• _YOUR GOAL_
Pick out all lines with the word "page" from the records that follow.

• _INFORMATION GIVEN_

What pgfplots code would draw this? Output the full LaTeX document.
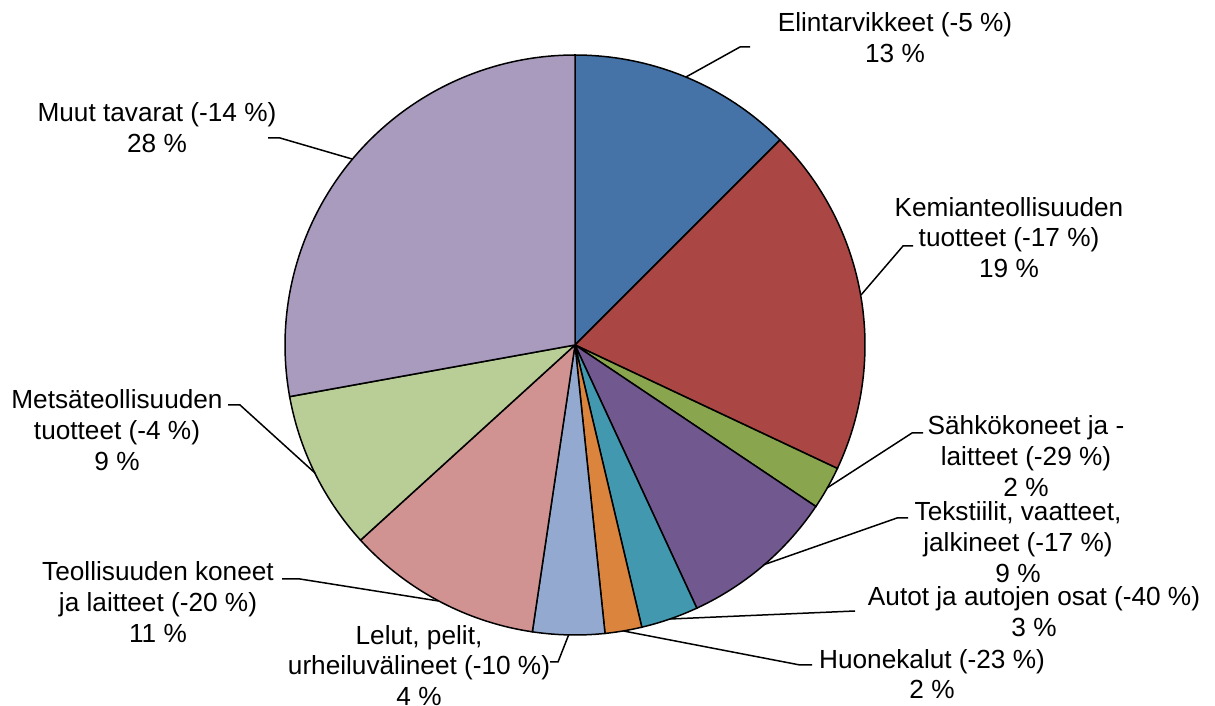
\documentclass[border=0pt]{standalone}
\usepackage{pgfplots}
\pgfplotsset{compat=1.18}
\usepackage{fontspec}
\setmainfont{Liberation Sans}
\definecolor{c1}{HTML}{4572A7}
\definecolor{c2}{HTML}{AA4643}
\definecolor{c3}{HTML}{89A54E}
\definecolor{c4}{HTML}{71588F}
\definecolor{c5}{HTML}{4198AF}
\definecolor{c6}{HTML}{DB843D}
\definecolor{c7}{HTML}{93A9CF}
\definecolor{c8}{HTML}{D19392}
\definecolor{c9}{HTML}{B9CD96}
\definecolor{c10}{HTML}{A99BBD}
\tikzset{lbl/.style={align=center, inner sep=0pt, font=\fontsize{13.1}{15.4}\selectfont}}
\begin{document}
\begin{tikzpicture}
\begin{axis}[hide axis, scale only axis, width=607.5pt, height=353pt,
  xmin=0, xmax=1215, ymin=0, ymax=706, clip=false,
  every axis plot/.append style={line width=0.75pt, draw=black}]
% slices: shares (%) 12.5, 19.5, 2.4, 8.7, 3.2, 2.05, 4.0, 10.9, 8.9, 27.85 (clockwise from top)
\addplot[fill=c1, domain=45:90, samples=40] ({575+290*cos(x)},{361+290*sin(x)}) -- (575,361) -- cycle;
\addplot[fill=c2, domain=-25.2:45, samples=60] ({575+290*cos(x)},{361+290*sin(x)}) -- (575,361) -- cycle;
\addplot[fill=c3, domain=-33.84:-25.2, samples=12] ({575+290*cos(x)},{361+290*sin(x)}) -- (575,361) -- cycle;
\addplot[fill=c4, domain=-65.16:-33.84, samples=30] ({575+290*cos(x)},{361+290*sin(x)}) -- (575,361) -- cycle;
\addplot[fill=c5, domain=-76.68:-65.16, samples=14] ({575+290*cos(x)},{361+290*sin(x)}) -- (575,361) -- cycle;
\addplot[fill=c6, domain=-84.06:-76.68, samples=10] ({575+290*cos(x)},{361+290*sin(x)}) -- (575,361) -- cycle;
\addplot[fill=c7, domain=-98.46:-84.06, samples=16] ({575+290*cos(x)},{361+290*sin(x)}) -- (575,361) -- cycle;
\addplot[fill=c8, domain=-137.7:-98.46, samples=36] ({575+290*cos(x)},{361+290*sin(x)}) -- (575,361) -- cycle;
\addplot[fill=c9, domain=-169.74:-137.7, samples=30] ({575+290*cos(x)},{361+290*sin(x)}) -- (575,361) -- cycle;
\addplot[fill=c10, domain=-270:-169.74, samples=80] ({575+290*cos(x)},{361+290*sin(x)}) -- (575,361) -- cycle;
% leader lines
\addplot[line width=0.75pt] coordinates {(686,629) (740,659) (750,659)};
\addplot[line width=0.75pt] coordinates {(861,411) (903,460) (913,460)};
\addplot[line width=0.75pt] coordinates {(827,218) (912,273) (923,273)};
\addplot[line width=0.75pt] coordinates {(763,141) (897,188) (908,188)};
\addplot[line width=0.75pt] coordinates {(670,87) (855,95)};
\addplot[line width=0.75pt] coordinates {(623.5,75) (800,41) (812,41)};
\addplot[line width=0.75pt] coordinates {(568.6,71) (558,44) (550,44)};
\addplot[line width=0.75pt] coordinates {(438.5,105) (300,127) (282,127)};
\addplot[line width=0.75pt] coordinates {(315,233) (240,301) (228,301)};
\addplot[line width=0.75pt] coordinates {(352,547) (280,568) (268,568)};
% labels
\node[lbl] at (axis cs:895,668.5) {Elintarvikkeet (-5 \%)\\13 \%};
\node[lbl] at (axis cs:1009,468.5) {Kemianteollisuuden\\tuotteet (-17 \%)\\19 \%};
\node[lbl] at (axis cs:1026,250) {Sähkökoneet ja -\\laitteet (-29 \%)\\2 \%};
\node[lbl] at (axis cs:1018,164) {Tekstiilit, vaatteet,\\jalkineet (-17 \%)\\9 \%};
\node[lbl] at (axis cs:1034,94) {Autot ja autojen osat (-40 \%)\\3 \%};
\node[lbl] at (axis cs:932,32) {Huonekalut (-23 \%)\\2 \%};
\node[lbl] at (axis cs:419,40.5) {Lelut, pelit,\\urheiluvälineet (-10 \%)\\4 \%};
\node[lbl] at (axis cs:158,104) {Teollisuuden koneet\\ja laitteet (-20 \%)\\11 \%};
\node[lbl] at (axis cs:117,276) {Metsäteollisuuden\\tuotteet (-4 \%)\\9 \%};
\node[lbl] at (axis cs:157,578) {Muut tavarat (-14 \%)\\28 \%};
\end{axis}
\pgfresetboundingbox
\path (current axis.south west) rectangle (current axis.north east);
\end{tikzpicture}
\end{document}
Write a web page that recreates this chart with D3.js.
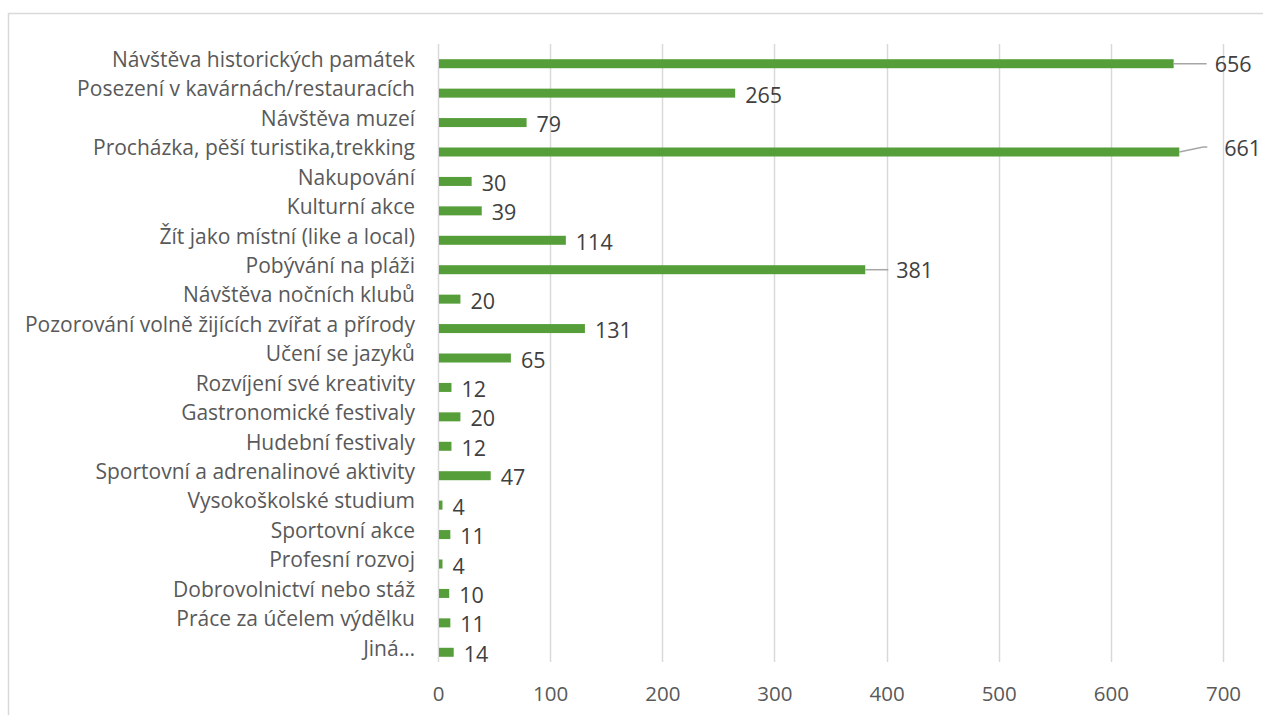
<!DOCTYPE html>
<html>
<head>
<meta charset="utf-8">
<script src="https://cdn.jsdelivr.net/npm/d3@7"></script>
<style>
  body { margin: 0; background: #fff; }
  svg { display: block; }
</style>
</head>
<body>
<svg id="chart"></svg>
<script>
// activities, top to bottom
var categories = [
    'Návštěva historických památek',
    'Posezení v kavárnách/restauracích',
    'Návštěva muzeí',
    'Procházka, pěší turistika,trekking',
    'Nakupování',
    'Kulturní akce',
    'Žít jako místní (like a local)',
    'Pobývání na pláži',
    'Návštěva nočních klubů',
    'Pozorování volně žijících zvířat a přírody',
    'Učení se jazyků',
    'Rozvíjení své kreativity',
    'Gastronomické festivaly',
    'Hudební festivaly',
    'Sportovní a adrenalinové aktivity',
    'Vysokoškolské studium',
    'Sportovní akce',
    'Profesní rozvoj',
    'Dobrovolnictví nebo stáž',
    'Práce za účelem výdělku',
    'Jiná…'
];
var values = [656, 265, 79, 661, 30, 39, 114, 381, 20, 131, 65, 12, 20, 12, 47, 4, 11, 4, 10, 11, 14];
var xTicks = [0, 100, 200, 300, 400, 500, 600, 700];

var width = 1263, height = 715;
var plot = {left: 438, right: 1223, top: 44, bottom: 662};

var svg = d3.select('svg#chart')
    .attr('width', width)
    .attr('height', height);

// outer frame
svg.append('rect')
    .attr('x', 8.5)
    .attr('y', 13.5)
    .attr('width', width)
    .attr('height', height)
    .style('fill', 'none')
    .style('stroke', '#d9d9d9')
    .style('stroke-width', 1.5);

var x = d3.scaleLinear()
    .domain([0, 700])
    .range([plot.left, plot.right]);

var y = d3.scaleBand()
    .domain(categories)
    .range([plot.top, plot.bottom]);

// vertical gridlines
svg.append('g')
    .selectAll('line')
    .data(xTicks)
    .enter().append('line')
    .attr('x1', function(d){ return Math.round(x(d)) + 0.5; })
    .attr('x2', function(d){ return Math.round(x(d)) + 0.5; })
    .attr('y1', plot.top)
    .attr('y2', plot.bottom)
    .style('stroke', '#d9d9d9')
    .style('stroke-width', 1.5);

// x axis tick labels
var xAxis = d3.axisBottom(x).tickValues(xTicks).tickSize(0).tickPadding(0);
var gx = svg.append('g')
    .attr('transform', 'translate(0,' + (plot.bottom + 32) + ')')
    .call(xAxis);
gx.select('.domain').remove();
gx.selectAll('text')
    .attr('dy', '0.35em')
    .style('font-family', '"Open Sans", sans-serif')
    .style('font-size', '20.5px')
    .style('fill', '#595959');

// category labels
svg.append('g')
    .selectAll('text')
    .data(categories)
    .enter().append('text')
    .attr('x', 415)
    .attr('y', function(d){ return y(d) + y.bandwidth() / 2 + 1; })
    .attr('dy', '0.35em')
    .attr('text-anchor', 'end')
    .style('font-family', '"Open Sans", sans-serif')
    .style('font-size', '21px')
    .style('fill', '#595959')
    .text(function(d){ return d; });

var barH = 9;
var barShift = 5; // bars sit a little below the label line

function barMid(i){
    return y(categories[i]) + y.bandwidth() / 2 + barShift;
}

// bars
svg.append('g')
    .selectAll('rect')
    .data(values)
    .enter().append('rect')
    .attr('x', x(0) + 1)
    .attr('y', function(d, i){ return barMid(i) - barH / 2; })
    .attr('width', function(d){ return x(d) - x(0) - 1; })
    .attr('height', barH)
    .style('fill', '#559e3a');

// labels moved away from the bar get a leader line: [line length, rise, gap to text]
var callouts = {0: [33, 0, 8], 3: [28, -5, 17], 7: [23, 0, 8]};

var labels = svg.append('g');
values.forEach(function(v, i){
    var x0 = x(v);
    var yy = barMid(i);
    var tx = x0 + 10;
    var ty = yy + 2;
    if(callouts[i]){
        var c = callouts[i];
        var pts = c[1] === 0
            ? [[x0, yy], [x0 + c[0], yy]]
            : [[x0, yy], [x0 + c[0] - 4, yy + c[1]], [x0 + c[0], yy + c[1]]];
        labels.append('path')
            .attr('d', d3.line()(pts))
            .style('fill', 'none')
            .style('stroke', '#a6a6a6')
            .style('stroke-width', 1.5);
        tx = x0 + c[0] + c[2];
        ty = yy + c[1] + 1;
    }
    labels.append('text')
        .attr('x', tx)
        .attr('y', ty)
        .attr('dy', '0.35em')
        .style('font-family', '"Open Sans", sans-serif')
        .style('font-size', '21.5px')
        .style('fill', '#404040')
        .text(v);
});
</script>
</body>
</html>
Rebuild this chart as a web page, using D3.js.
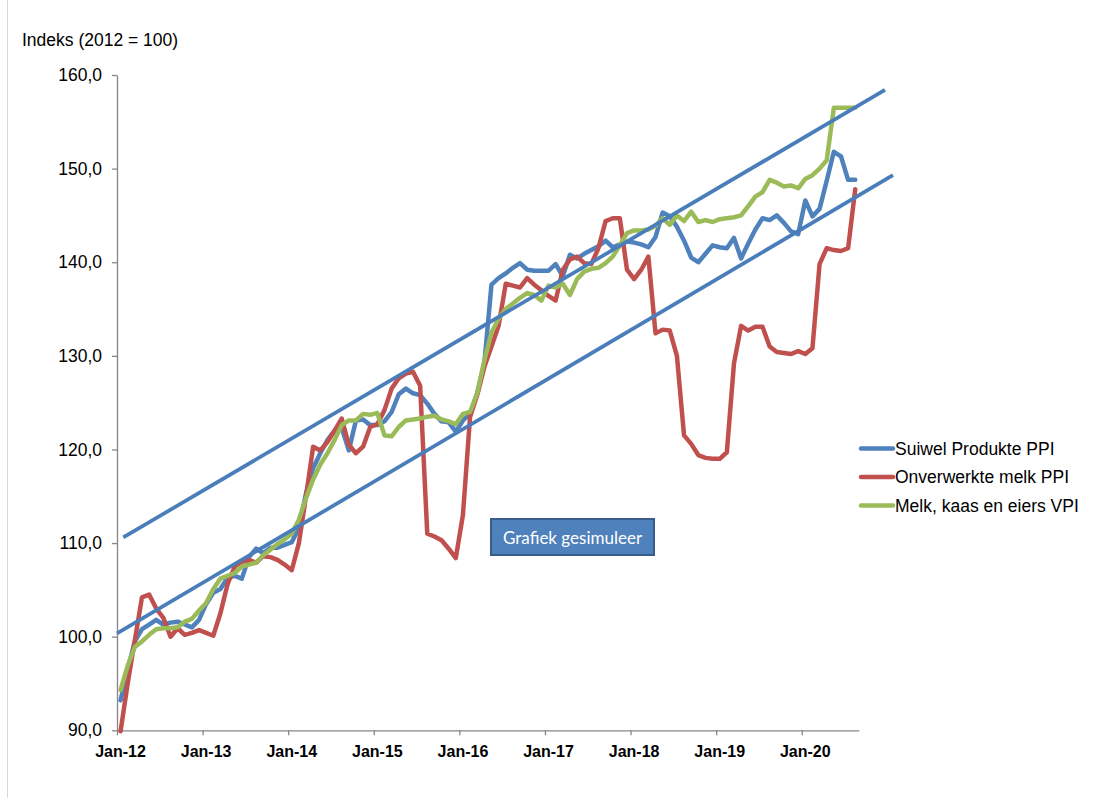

• _ANSWER TO THE PROBLEM_
Write a web page that recreates this chart with D3.js.
Rebuild this chart as a web page, using D3.js.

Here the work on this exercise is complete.